The generalization that women like to talk more, and men prefer action than words, is not a claim that I can relate to or shrug off. Mutual communication is important firstly in a couple, and my parents perfectly apply that by communicating with each other before taking actions, for example, missing grocery, buying a new house piece, sealing off business deals. Both believe in talking about it to each other instead of just acting on impulse. The only time that they do take actions on impulse is when the other isn’t available or when they’re mad at each other. Talking helps to clear out so many misunderstandings and is an important asset in any functioning and healthy relationship.

As for the other stereotype of women showing more emotion than men, in this case, it is indeed true. For the emotion of anger, my mother is more hot-headed than my father.
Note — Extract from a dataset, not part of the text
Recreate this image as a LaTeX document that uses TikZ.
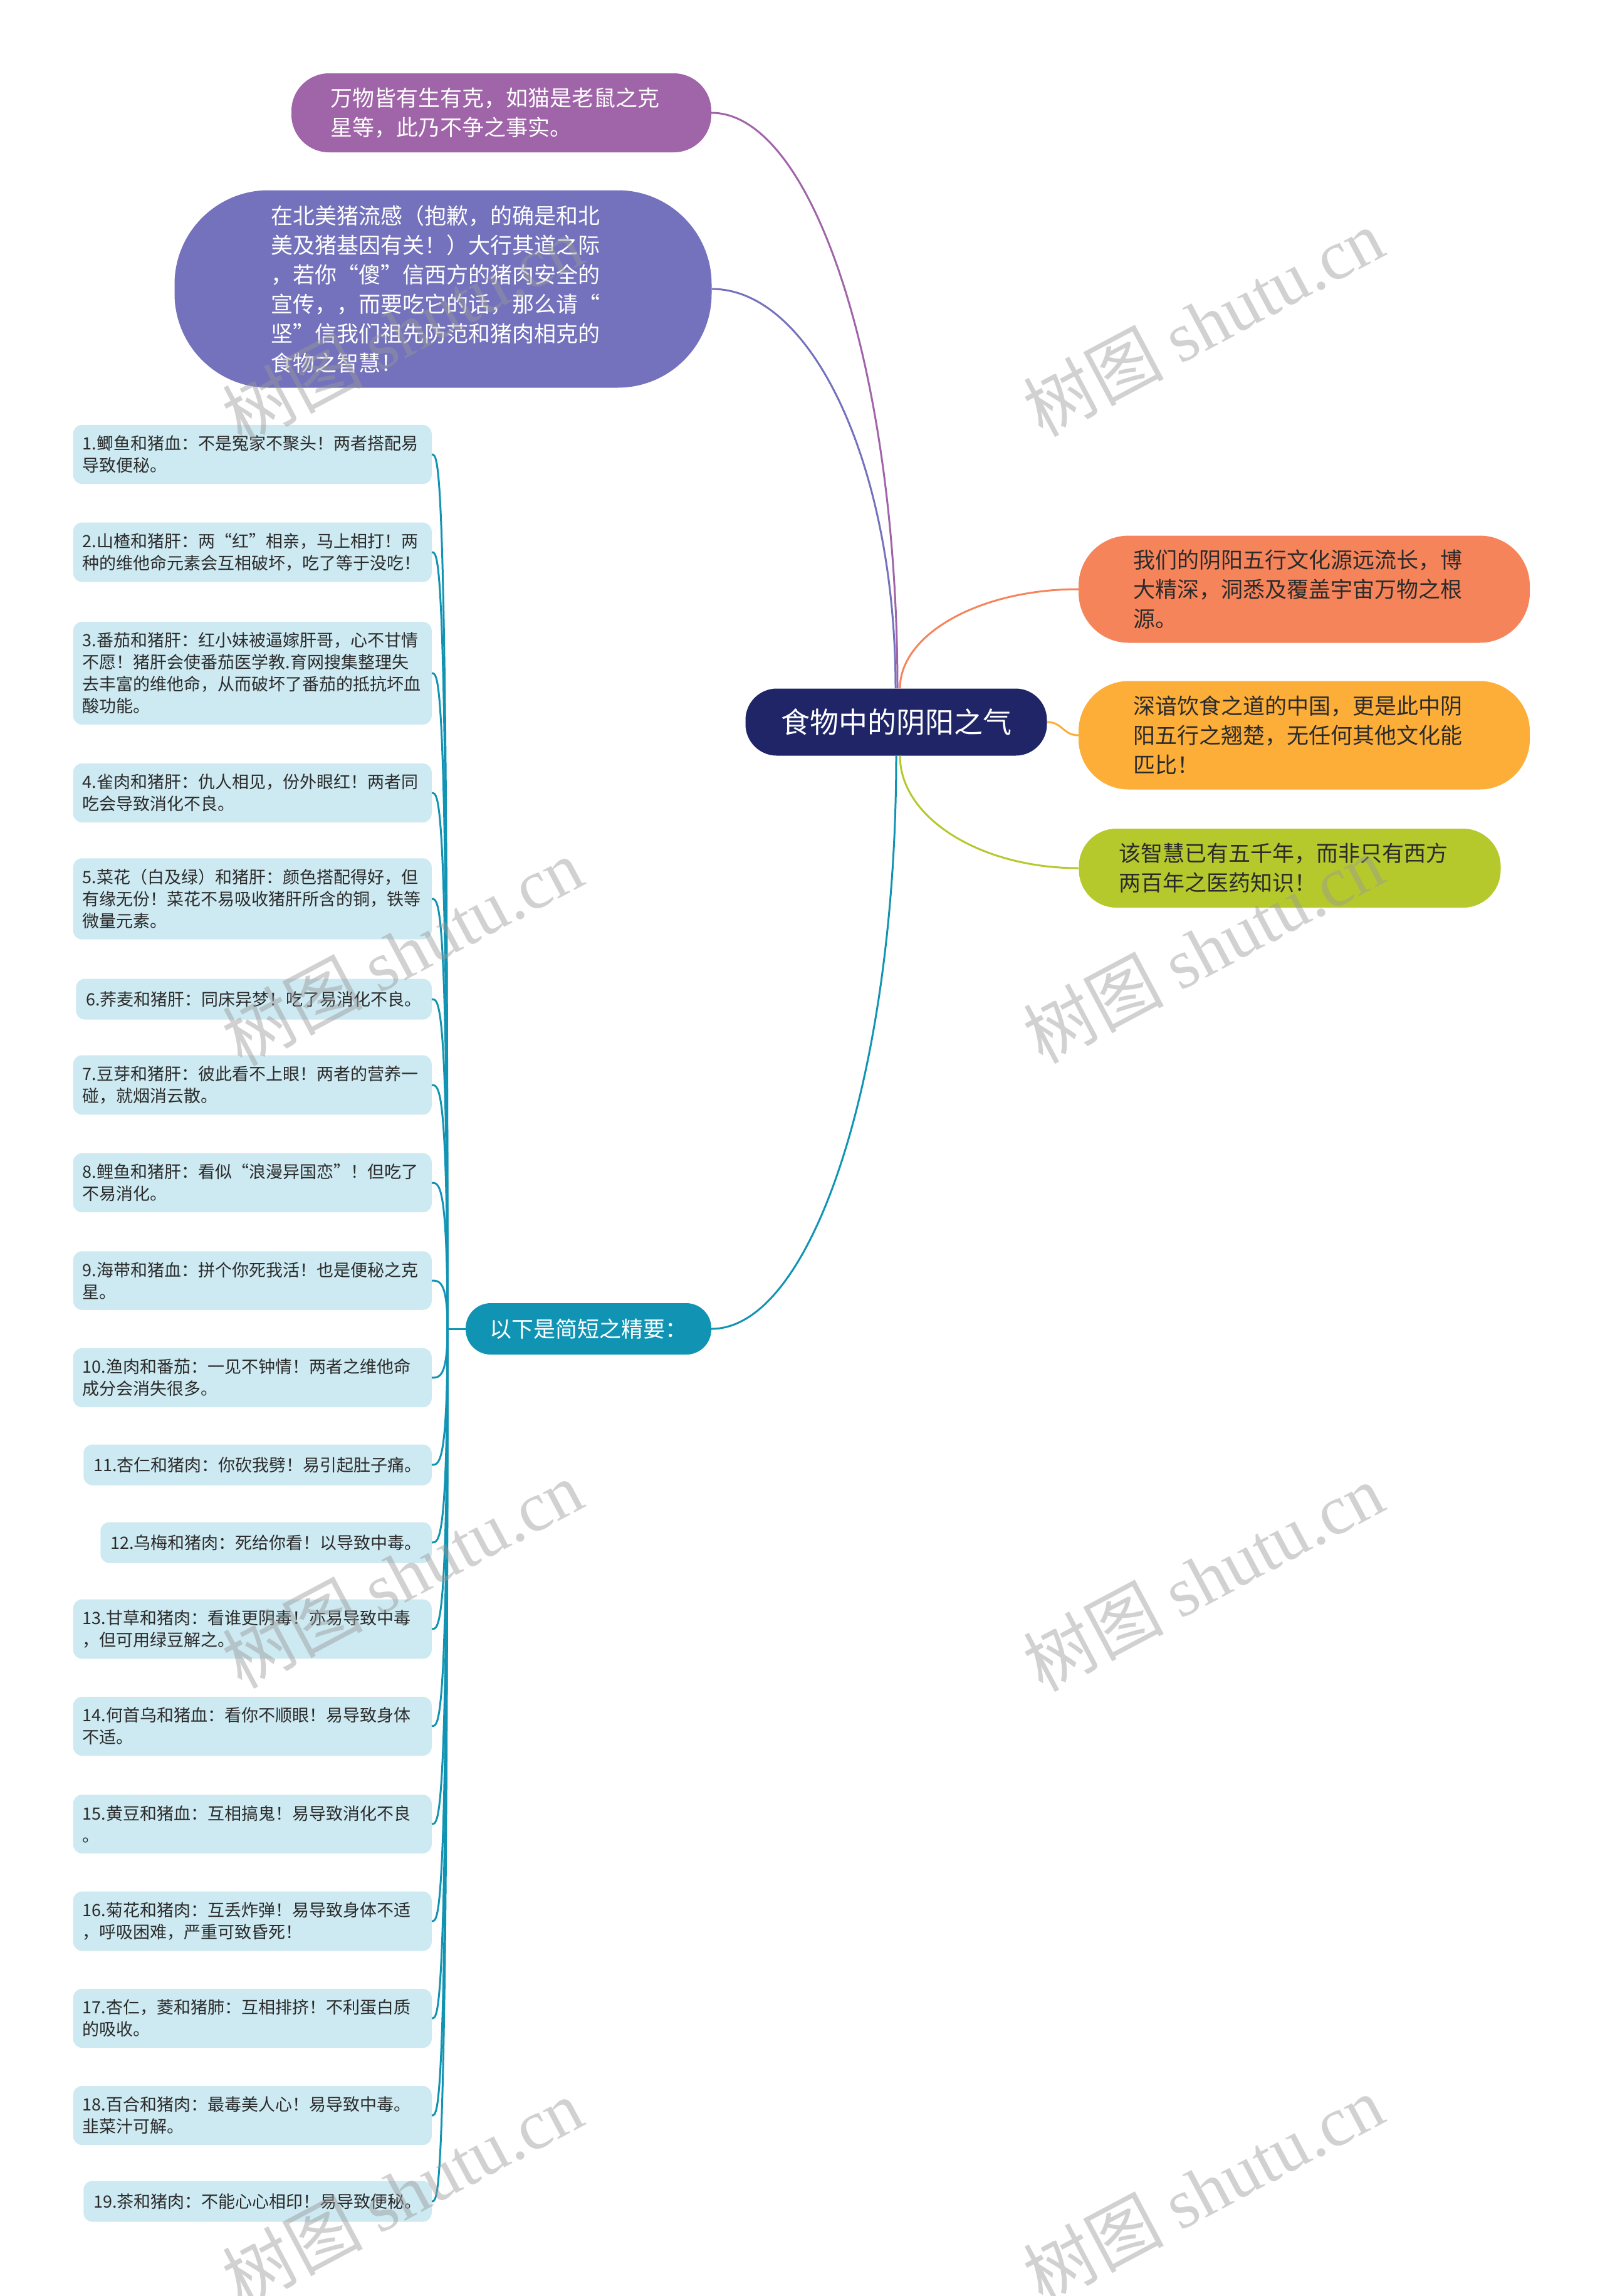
\documentclass[tikz,border=0pt]{standalone}
\usepackage{fontspec}
\setmainfont{Noto Sans CJK SC}
\newfontfamily\wmlatin{Liberation Serif}
\definecolor{cPurple}{HTML}{A064A8}
\definecolor{cBlue}{HTML}{7472BC}
\definecolor{cRoot}{HTML}{1F2566}
\definecolor{cOrange}{HTML}{F6845B}
\definecolor{cYellow}{HTML}{FCAE38}
\definecolor{cGreen}{HTML}{B5C92C}
\definecolor{cTeal}{HTML}{1194B3}
\definecolor{cItem}{HTML}{CDE9F1}
\definecolor{cText}{HTML}{2B2B2B}
\begin{document}
\begin{tikzpicture}[x=1pt,y=-1pt,
  itembase/.style={fill=cItem, rounded corners=14pt, text=cText, font=\fontsize{27}{35}\selectfont, inner ysep=17pt, anchor=east},
  itemwide/.style={itembase, text width=542pt, align=left, inner xsep=0pt, minimum width=572pt},
  itemone/.style={itembase, inner xsep=16pt, minimum height=65pt},
  bigbox/.style={text width=546pt, align=left, inner xsep=0pt, inner ysep=0pt, font=\fontsize{35}{47}\selectfont},
  conn/.style={line width=3pt},
  itemconn/.style={line width=3pt, cTeal},
  wm/.style={rotate=28, text=black!40, opacity=0.45, font=\fontsize{112}{112}\selectfont}
]
\useasboundingbox (0,0) rectangle (2560,3663);

% top-left boxes
\node[bigbox, fill=cPurple, text=white, minimum width=670pt, minimum height=126pt, rounded corners=60pt] (p1) at (800,180)
  {万物皆有生有克，如猫是老鼠之克\\星等，此乃不争之事实。};
\node[bigbox, fill=cBlue, text=white, minimum width=857pt, minimum height=315pt, rounded corners=150pt, text width=550pt] (p2) at (707,461)
  {在北美猪流感（抱歉，的确是和北\\美及猪基因有关！）大行其道之际\\，若你“傻”信西方的猪肉安全的\\宣传，，而要吃它的话，那么请“\\坚”信我们祖先防范和猪肉相克的\\食物之智慧！};

% root
\node[fill=cRoot, text=white, font=\fontsize{46}{52}\selectfont, minimum width=481pt, minimum height=107pt, rounded corners=50pt, inner sep=0pt] (root) at (1430,1152) {食物中的阴阳之气};

% right boxes
\node[bigbox, fill=cOrange, text=cText, minimum width=720pt, minimum height=171pt, rounded corners=80pt] (orange) at (2081,940)
  {我们的阴阳五行文化源远流长，博\\大精深，洞悉及覆盖宇宙万物之根\\源。};
\node[bigbox, fill=cYellow, text=cText, minimum width=720pt, minimum height=173pt, rounded corners=80pt] (yellow) at (2081,1173)
  {深谙饮食之道的中国，更是此中阴\\阳五行之翘楚，无任何其他文化能\\匹比！};
\node[bigbox, fill=cGreen, text=cText, minimum width=673pt, minimum height=126pt, rounded corners=60pt] (green) at (2058,1385)
  {该智慧已有五千年，而非只有西方\\两百年之医药知识！};

% hub
\node[fill=cTeal, text=white, font=\fontsize{35}{40}\selectfont, minimum width=392pt, minimum height=82pt, rounded corners=40pt, inner sep=0pt] (hub) at (939,2120) {以下是简短之精要：};

% items
\node[itemwide] (i1) at (689,725) {1.鲫鱼和猪血：不是冤家不聚头！两者搭配易\\导致便秘。};
\node[itemwide] (i2) at (689,881) {2.山楂和猪肝：两“红”相亲，马上相打！两\\种的维他命元素会互相破坏，吃了等于没吃！};
\node[itemwide] (i3) at (689,1074) {3.番茄和猪肝：红小妹被逼嫁肝哥，心不甘情\\不愿！猪肝会使番茄医学教.育网搜集整理失\\去丰富的维他命，从而破坏了番茄的抵抗坏血\\酸功能。};
\node[itemwide] (i4) at (689,1265) {4.雀肉和猪肝：仇人相见，份外眼红！两者同\\吃会导致消化不良。};
\node[itemwide] (i5) at (689,1434) {5.菜花（白及绿）和猪肝：颜色搭配得好，但\\有缘无份！菜花不易吸收猪肝所含的铜，铁等\\微量元素。};
\node[itemone] (i6) at (689,1594) {6.荞麦和猪肝：同床异梦！吃了易消化不良。};
\node[itemwide] (i7) at (689,1731) {7.豆芽和猪肝：彼此看不上眼！两者的营养一\\碰，就烟消云散。};
\node[itemwide] (i8) at (689,1887) {8.鲤鱼和猪肝：看似“浪漫异国恋”！但吃了\\不易消化。};
\node[itemwide] (i9) at (689,2043) {9.海带和猪血：拼个你死我活！也是便秘之克\\星。};
\node[itemwide] (i10) at (689,2198) {10.渔肉和番茄：一见不钟情！两者之维他命\\成分会消失很多。};
\node[itemone] (i11) at (689,2337) {11.杏仁和猪肉：你砍我劈！易引起肚子痛。};
\node[itemone] (i12) at (689,2461) {12.乌梅和猪肉：死给你看！以导致中毒。};
\node[itemwide] (i13) at (689,2599) {13.甘草和猪肉：看谁更阴毒！亦易导致中毒\\，但可用绿豆解之。};
\node[itemwide] (i14) at (689,2754) {14.何首乌和猪血：看你不顺眼！易导致身体\\不适。};
\node[itemwide] (i15) at (689,2910) {15.黄豆和猪血：互相搞鬼！易导致消化不良\\。};
\node[itemwide] (i16) at (689,3065) {16.菊花和猪肉：互丢炸弹！易导致身体不适\\，呼吸困难，严重可致昏死！};
\node[itemwide] (i17) at (689,3220) {17.杏仁，菱和猪肺：互相排挤！不利蛋白质\\的吸收。};
\node[itemwide] (i18) at (689,3375) {18.百合和猪肉：最毒美人心！易导致中毒。\\韭菜汁可解。};
\node[itemone] (i19) at (689,3512) {19.茶和猪肉：不能心心相印！易导致便秘。};

% root connectors
\draw[conn, cPurple] ([xshift=2pt]root.north) .. controls +(0,-505) and +(162,0) .. (p1.east);
\draw[conn, cBlue] ([xshift=-1pt]root.north) .. controls +(0,-350) and +(162,0) .. (p2.east);
\draw[conn, cOrange] ([xshift=6pt]root.north) .. controls +(0,-87) and +(-157,0) .. (orange.west);
\draw[conn, cYellow] (root.east) .. controls +(25,0) and +(-25,0) .. (yellow.west);
\draw[conn, cGreen] ([xshift=6pt]root.south) .. controls +(0,99) and +(-157,0) .. (green.west);
\draw[conn, cTeal] (root.south) .. controls +(0,503) and +(162,0) .. (hub.east);

% hub to items
\coordinate (J) at (714,2120);
\draw[itemconn] (hub.west) -- (J);
\foreach \i in {1,...,19}
  \draw[itemconn] (J) .. controls (J |- i\i.east) and ([xshift=12pt]i\i.east) .. (i\i.east);

% watermarks
\foreach \wx/\wy in {642/526, 642/1518, 642/2511, 642/3497, 1920/514, 1920/1514, 1920/2516, 1920/3492}
  \node[wm] at (\wx,\wy) {树图 {\wmlatin shutu.cn}};
\end{tikzpicture}
\end{document}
In playfulness, my father is the one seen being more jolly on a daily basis, My mother although does have her moments of playfulness and goofiness on certain occasions. In terms of sadness, both of them do equally get sad but my mother is more prone to showing it than my father, which goes hand-in-hand with women showing more emotions, because of the pressure on men to be more indifferent to emotions in order to appear manlier.

All in all, gender communication has been a subject of study for years, and whether it’s formed by nurture or nature is still being debated. Societal pressure acts upon different individuals of the society, though in this era, many have broken free of it and do as they please, this will allow sociologists to have a much more concise and accurate experimentation on gender studies.